By the Court,
McCarran, J.:The appellants, being charged jointly with the crime of robbery in an information filed by the district attorney of Clark County, interposed a plea of “not guilty,” and thereafter moved the court for permission to withdraw their plea, in order that they might make a plea in abatement.
1. The ground upon which appellants sought to attack the information was that no preliminary hearing on the charge was had or waived, and that no leave of court was had and obtained for the filing of said information. The law of this state applicable to prosecutions and punishment of crimes, misdemeanors, and offenses, by information, is found in Stats. 1913, p. 293. Section 2 of the act provides, among other things:
*434“ * * * In all cases in which the defendant has not had or waived a preliminary examination there shall be filed with the information the affidavit of some credible person verifying the information upon the personal knowledge of affiant that the offense was committed.”
It is the contention of the state, as the respondent in the matter at bar, that this provision of the statute contemplates that no preliminary examination need be held, and that a defendant charged by an information might be held and put to trial upon an information without opportunity for preliminary examination.
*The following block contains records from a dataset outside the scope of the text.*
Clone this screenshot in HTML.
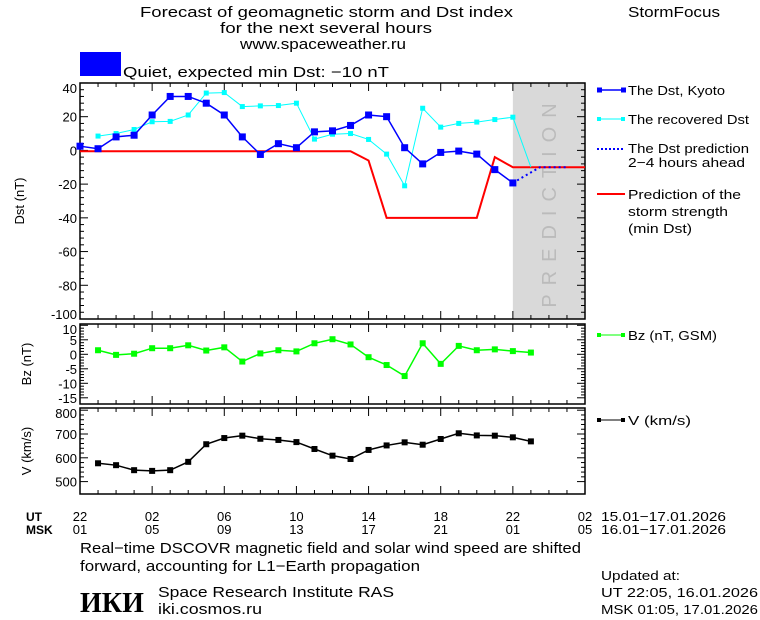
<!DOCTYPE html>
<html><head><meta charset="utf-8"><style>
body{margin:0;background:#fff}
svg{display:block;font-family:"Liberation Sans",sans-serif}
text{font-size:13px;fill:#000}
</style></head><body>
<svg id="c" width="760" height="620" viewBox="0 0 760 620">
<g>
<text x="140" y="17" textLength="373" lengthAdjust="spacingAndGlyphs" style="font-size:15px">Forecast of geomagnetic storm and Dst index</text>
<text x="220" y="33" textLength="212" lengthAdjust="spacingAndGlyphs" style="font-size:15px">for the next several hours</text>
<text x="240" y="49" textLength="166" lengthAdjust="spacingAndGlyphs" style="font-size:15px">www.spaceweather.ru</text>
</g>
<text x="628" y="17" textLength="92" lengthAdjust="spacingAndGlyphs" style="font-size:15px">StormFocus</text>
<rect x="80" y="52" width="41" height="24" fill="#0000ff"/>
<text x="123" y="77" textLength="266" lengthAdjust="spacingAndGlyphs" style="font-size:15px">Quiet, expected min Dst: −10 nT</text>
<g id="g"></g>
<g>
<line x1="597" y1="90" x2="625" y2="90" stroke="#0000ff" stroke-width="1.5"/><rect x="597" y="87.5" width="5" height="5" fill="#0000ff"/><rect x="621" y="87.5" width="5" height="5" fill="#0000ff"/>
<text x="628" y="95" textLength="97" lengthAdjust="spacingAndGlyphs">The Dst, Kyoto</text>
<line x1="597" y1="119" x2="625" y2="119" stroke="#00ffff"/><rect x="597" y="117" width="4" height="4" fill="#00ffff"/><rect x="621" y="117" width="4" height="4" fill="#00ffff"/>
<text x="628" y="124" textLength="121" lengthAdjust="spacingAndGlyphs">The recovered Dst</text>
<line x1="597" y1="149" x2="625" y2="149" stroke="#0000ff" stroke-width="2" stroke-dasharray="2,2"/>
<text x="628" y="153" textLength="121" lengthAdjust="spacingAndGlyphs">The Dst prediction</text><text x="628" y="167" textLength="117" lengthAdjust="spacingAndGlyphs">2−4 hours ahead</text>
<line x1="597" y1="194" x2="625" y2="194" stroke="#ff0000" stroke-width="2"/>
<text x="628" y="199" textLength="113" lengthAdjust="spacingAndGlyphs">Prediction of the</text><text x="628" y="216" textLength="100" lengthAdjust="spacingAndGlyphs">storm strength</text><text x="628" y="233" textLength="64" lengthAdjust="spacingAndGlyphs">(min Dst)</text>
<line x1="597" y1="335" x2="625" y2="335" stroke="#00ff00"/><rect x="597" y="333" width="4" height="4" fill="#00ff00"/><rect x="621" y="333" width="4" height="4" fill="#00ff00"/>
<text x="628" y="340" textLength="89" lengthAdjust="spacingAndGlyphs">Bz (nT, GSM)</text>
<line x1="597" y1="420" x2="625" y2="420" stroke="#000"/><rect x="597" y="418" width="4" height="4" fill="#000"/><rect x="621" y="418" width="4" height="4" fill="#000"/>
<text x="628" y="425" textLength="63" lengthAdjust="spacingAndGlyphs">V (km/s)</text>
</g>
<text x="26" y="521" style="font-size:12px;font-weight:bold">UT</text>
<text x="26" y="534" style="font-size:12px;font-weight:bold">MSK</text>
<text x="601" y="521" textLength="125" lengthAdjust="spacingAndGlyphs">15.01−17.01.2026</text>
<text x="601" y="534" textLength="125" lengthAdjust="spacingAndGlyphs">16.01−17.01.2026</text>
<text x="80" y="553" textLength="501" lengthAdjust="spacingAndGlyphs" style="font-size:15px">Real−time DSCOVR magnetic field and solar wind speed are shifted</text>
<text x="80" y="571" textLength="340" lengthAdjust="spacingAndGlyphs" style="font-size:15px">forward, accounting for L1−Earth propagation</text>
<text x="80" y="612" style="font-size:28px;font-weight:bold;font-family:'Liberation Serif',serif">ИКИ</text>
<text x="158" y="597" textLength="236" lengthAdjust="spacingAndGlyphs" style="font-size:15px">Space Research Institute RAS</text>
<text x="158" y="614" textLength="104" lengthAdjust="spacingAndGlyphs" style="font-size:15px">iki.cosmos.ru</text>
<text x="601" y="580" textLength="79" lengthAdjust="spacingAndGlyphs">Updated at:</text>
<text x="601" y="597" textLength="157" lengthAdjust="spacingAndGlyphs">UT   22:05, 16.01.2026</text>
<text x="601" y="614" textLength="157" lengthAdjust="spacingAndGlyphs">MSK 01:05, 17.01.2026</text>
</svg>
<script>
const dstKyoto=[2.5,1,8,9,21,32,32,28,21,8,-2.4,4,1.6,11,11.6,14.8,21,20,1.6,-8,-1.2,-0.4,-2.2,-11.4,-19.3];
const dstRecovered=[8.5,10,12.4,17,17.2,21,34,34.3,26,26.4,26.6,28,6.7,9.6,10,6.5,-2.2,-21,25,13.8,16,16.8,18.3,19.7,-10];
const dstPredHours=[24,25.5,27];
const dstPredVals=[-19.3,-10,-10];
const stormHours=[0,15,16,17,22,23,24,28];
const stormVals=[-0.5,-0.5,-6,-40,-40,-4,-10,-10];
const bzVals=[1.4,-0.2,0.2,2.1,2.1,3.1,1.3,2.4,-2.5,0.3,1.4,1,3.8,5.2,3.4,-1,-3.7,-7.5,3.8,-3.3,2.9,1.4,1.7,1.1,0.6];
const vVals=[577,569,548,545,548,583,657,683,693,680,675,666,637,609,595,633,652,665,655,679,703,694,693,686,669];
const utLabels=["22","02","06","10","14","18","22","02"];
const mskLabels=["01","05","09","13","17","21","01","05"];
const dstTicks=[40,20,0,-20,-40,-60,-80,-100];
const bzTicks=[10,5,0,-5,-10,-15];
const vTicks=[800,700,600,500];

const NS="http://www.w3.org/2000/svg",G=document.getElementById('g');
function el(t,a,p){const e=document.createElementNS(NS,t);for(const k in a)e.setAttribute(k,a[k]);(p||G).appendChild(e);return e;}
const X0=80,X1=585;
const xh=h=>X0+h*(X1-X0)/28;
const yD=v=>150.4-v*1.686;
const yB=v=>354.3-v*2.9;
const yV=v=>434-(v-700)*0.238;

let band=el('rect',{x:xh(24),y:83,width:X1-xh(24),height:236,fill:'#d9d9d9'});


let pt=el('text',{x:0,y:0,transform:`translate(${xh(26)+7},${201}) rotate(-90)`,'text-anchor':'middle',style:'font-size:20px;fill:#bbb;letter-spacing:9px'});
pt.textContent='PREDICTION';



function panel(name,y0,y1,ticks,yf,title,minor){
  const r=el('rect',{x:X0,y:y0,width:X1-X0,height:y1-y0,fill:'none',stroke:'#000','stroke-width':1.5});
  
  
  for(let h=0;h<=28;h++){const l=h%4==0?8:4;el('line',{x1:xh(h),x2:xh(h),y1:y1,y2:y1-l,stroke:'#000'});el('line',{x1:xh(h),x2:xh(h),y1:y0,y2:y0+l,stroke:'#000'});}
  ticks.forEach((t,i)=>{const y=yf(t);el('line',{x1:X0,x2:X0+8,y1:y,y2:y,stroke:'#000'});el('line',{x1:X1,x2:X1-8,y1:y,y2:y,stroke:'#000'});
    const tx=el('text',{x:X0-3,y:Math.min(Math.max(y+5,y0+10),y1),'text-anchor':'end'});tx.textContent=t;
    
    
    if(i<ticks.length-1){const n=ticks[i+1];for(let k=1;k<minor;k++){const yy=yf(t+(n-t)*k/minor);if(yy<y1){el('line',{x1:X0,x2:X0+4,y1:yy,y2:yy,stroke:'#000'});el('line',{x1:X1,x2:X1-4,y1:yy,y2:yy,stroke:'#000'});}}}});
  const ty=el('text',{x:0,y:0,transform:`translate(${title[1]},${(y0+y1)/2}) rotate(-90)`,'text-anchor':'middle'});ty.textContent=title[0];
  
  
}
panel('dst',83,319,dstTicks,yD,['Dst (nT)',24],5);
panel('bz',324,404,bzTicks,yB,['Bz (nT)',31],5);
panel('v',408,494,vTicks,yV,['V (km/s)',31],5);

function series(name,hours,vals,yf,color,w,ms,dash){
  const d=vals.map((v,i)=>(i?'L':'M')+xh(hours[i])+','+yf(v)).join('');
  const p=el('path',{d:d,fill:'none',stroke:color,'stroke-width':w});
  if(dash)p.setAttribute('stroke-dasharray',dash);
  
  
  if(ms)vals.forEach((v,i)=>{const r=el('rect',{x:xh(hours[i])-ms/2,y:yf(v)-ms/2,width:ms,height:ms,fill:color});
    
    });
}
const h0=dstKyoto.map((_,i)=>i), h1=dstRecovered.map((_,i)=>i+1), h2=bzVals.map((_,i)=>i+1), h3=vVals.map((_,i)=>i+1);
series('storm-strength',stormHours,stormVals,yD,'#ff0000',2,0);
series('dst-recovered',h1.slice(0,-1),dstRecovered.slice(0,-1),yD,'#00ffff',1,5);
series('dst-recovered-tail',h1.slice(-2),dstRecovered.slice(-2),yD,'#00ffff',1,0);
series('dst-kyoto',h0,dstKyoto,yD,'#0000ff',1.5,7);
series('dst-prediction',dstPredHours,dstPredVals,yD,'#0000ff',2,0,'2,3');
series('bz',h2,bzVals,yB,'#00ff00',1.5,6);
series('v',h3,vVals,yV,'#000000',1.5,6);

utLabels.forEach((t,i)=>{const a=el('text',{x:xh(i*4),y:521,'text-anchor':'middle'});a.textContent=t;
  
  
  const b=el('text',{x:xh(i*4),y:534,'text-anchor':'middle'});b.textContent=mskLabels[i];
  
  });
</script>
</body></html>
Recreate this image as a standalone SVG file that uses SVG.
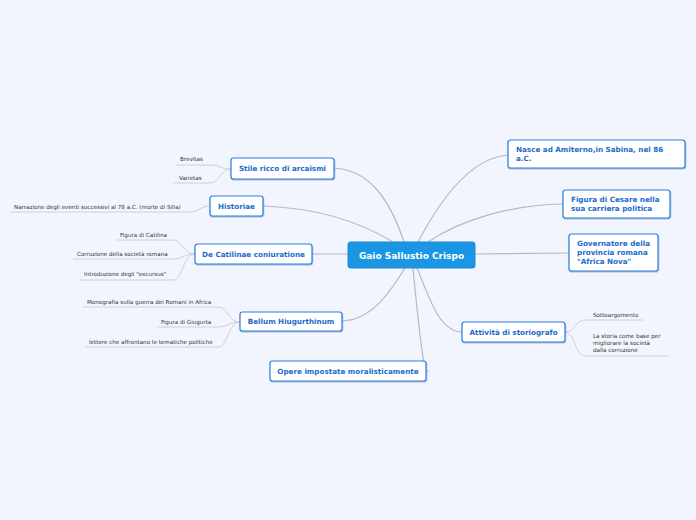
<svg xmlns="http://www.w3.org/2000/svg" width="696" height="520" viewBox="0 0 696 520">
<defs>
<filter id="sh" x="-10%" y="-20%" width="120%" height="150%"><feDropShadow dx="0.5" dy="1" stdDeviation="0.6" flood-color="#5a7fb0" flood-opacity="0.5"/></filter>
</defs>
<style>
.bg{fill:#f2f5fd}
.node rect{fill:#ffffff;stroke:#2a7fe0;stroke-width:1.2;filter:url(#sh)}
.node text{font-family:"DejaVu Sans",Verdana,sans-serif;font-weight:bold;font-size:7.2px;fill:#1a6ccc}
.root rect{fill:#1a96e2;stroke:#1a8ad8;stroke-width:1}
.root text{font-family:"DejaVu Sans",Verdana,sans-serif;font-weight:bold;font-size:9px;fill:#ffffff}
.leaf text{font-family:"DejaVu Sans",Verdana,sans-serif;font-size:5.6px;fill:#333333}
.conn path{fill:none;stroke:#b4b8c2;stroke-width:1.2}
.sub path{fill:none;stroke:#cdd0d8;stroke-width:1}
</style>
<rect class="bg" x="0" y="0" width="696" height="520"/>
<g class="conn">
<path d="M404,242 C390,200 370,170 334,168"/>
<path d="M393,242 C360,222 320,208 263,206"/>
<path d="M348,254 L312,254"/>
<path d="M405,268 C390,292 372,320 342,321"/>
<path d="M413,268 C416,300 420,340 425,370"/>
<path d="M417,268 C430,300 440,332 462,332"/>
<path d="M418,242 C440,200 470,158 508,155"/>
<path d="M428,242 C460,220 510,205 563,204"/>
<path d="M475,254 L569,253"/>
</g>
<g class="sub">
<path d="M231,169 C220,169 220,165 210,165 L176,165"/>
<path d="M231,169 C220,169 220,183 210,183 L173,183"/>
<path d="M210,206 C200,206 200,212 190,212 L10,212"/>
<path d="M195,254 C183,254 183,240 173,240 L117,240"/>
<path d="M195,254 C183,254 183,259 173,259 L73,259"/>
<path d="M195,254 C183,254 183,280 173,280 L80,280"/>
<path d="M240,322 C228,322 228,307 218,307 L83,307"/>
<path d="M240,322 C228,322 228,327 218,327 L157,327"/>
<path d="M240,322 C228,322 228,347 218,347 L85,347"/>
<path d="M565,332 C575,332 575,320 585,320 L643,320"/>
<path d="M565,332 C575,332 575,356 585,356 L668,356"/>
<path d="M426,371 L429,371"/>
</g>
<g id="root" class="root">
<rect x="348" y="242" width="127" height="26" rx="2.5"/>
<text x="411.5" y="258.5" text-anchor="middle">Gaio Sallustio Crispo</text>
</g>
<g id="n-stile" class="node">
<rect x="231" y="158" width="103" height="21" rx="2.5"/>
<text x="282.5" y="171" text-anchor="middle">Stile ricco di arcaismi</text>
</g>
<g id="n-historiae" class="node">
<rect x="210" y="196" width="53" height="20" rx="2.5"/>
<text x="236.5" y="208.5" text-anchor="middle">Historiae</text>
</g>
<g id="n-catilinae" class="node">
<rect x="195" y="244" width="117" height="20" rx="2.5"/>
<text x="253.5" y="256.5" text-anchor="middle">De Catilinae coniuratione</text>
</g>
<g id="n-bellum" class="node">
<rect x="240" y="312" width="102" height="19" rx="2.5"/>
<text x="291" y="324" text-anchor="middle">Bellum Hiugurthinum</text>
</g>
<g id="n-opere" class="node">
<rect x="270" y="361" width="156" height="20" rx="2.5"/>
<text x="348" y="373.5" text-anchor="middle">Opere impostate moralisticamente</text>
</g>
<g id="n-nasce" class="node">
<rect x="508" y="140" width="177" height="28" rx="2.5"/>
<text x="516" y="151.5">Nasce ad Amiterno,in Sabina, nel 86</text>
<text x="516" y="160.5">a.C.</text>
</g>
<g id="n-cesare" class="node">
<rect x="563" y="190" width="107" height="28" rx="2.5"/>
<text x="571" y="201.5">Figura di Cesare nella</text>
<text x="571" y="210.5">sua carriera politica</text>
</g>
<g id="n-governatore" class="node">
<rect x="569" y="234" width="89" height="37" rx="2.5"/>
<text x="577" y="246">Governatore della</text>
<text x="577" y="255">provincia romana</text>
<text x="577" y="264">"Africa Nova"</text>
</g>
<g id="n-attivita" class="node">
<rect x="462" y="322" width="103" height="20" rx="2.5"/>
<text x="513.5" y="334.5" text-anchor="middle">Attività di storiografo</text>
</g>
<g id="leaves" class="leaf">
<text x="180" y="161">Brevitas</text>
<text x="179" y="180">Varietas</text>
<text x="14" y="208.5">Narrazione degli eventi successivi al 78 a.C. (morte di Silla)</text>
<text x="120" y="236.5">Figura di Catilina</text>
<text x="77" y="256">Corruzione della società romana</text>
<text x="84" y="275.5">Introduzione degli "excursus"</text>
<text x="87" y="303.5">Monografia sulla guerra dei Romani in Africa</text>
<text x="161" y="323.5">Figura di Giugurta</text>
<text x="89" y="343.5">lettere che affrontano le tematiche politiche</text>
<text x="593" y="317">Sottoargomento</text>
<text x="593" y="338">La storia come base per</text>
<text x="593" y="345">migliorare la società</text>
<text x="593" y="352">dalla corruzione</text>
</g>
</svg>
Section 9 of the act of 1913 was amended by the legislature of 1915, and, as amended, reads as follows:
“An information may be filed against any person for any offense when such person has had a preliminary examination as provided by law before a justice of the peace, or other examining officer or magistrate, and has been bound over to appear at the court having jurisdiction, or shall have waived his right to such preliminary examination. If, however, upon such preliminary examination the accused has been discharged, or the affidavit or complaint upon which the examination has been held has not been delivered to the clerk of the proper court, the district attorney may, upon affidavit of any person who has knowledge of the commission of an offense, and who is a competent witness to testify in the case, setting forth the offense and the name of the person or persons charged with the commission thereof, upon being furnished with the names of the witnesses for the prosecution, by leave of the court first had, file an information, and process shall forthwith issue thereon. The affidavit mentioned herein need not be filed in cases where the defendant has waived a preliminary examination, or upon such preliminary examination has been bound over to appear at the court having jurisdiction. All informations shall set forth the crime committed according to the facts.” (Stats. 1915, p. 16.)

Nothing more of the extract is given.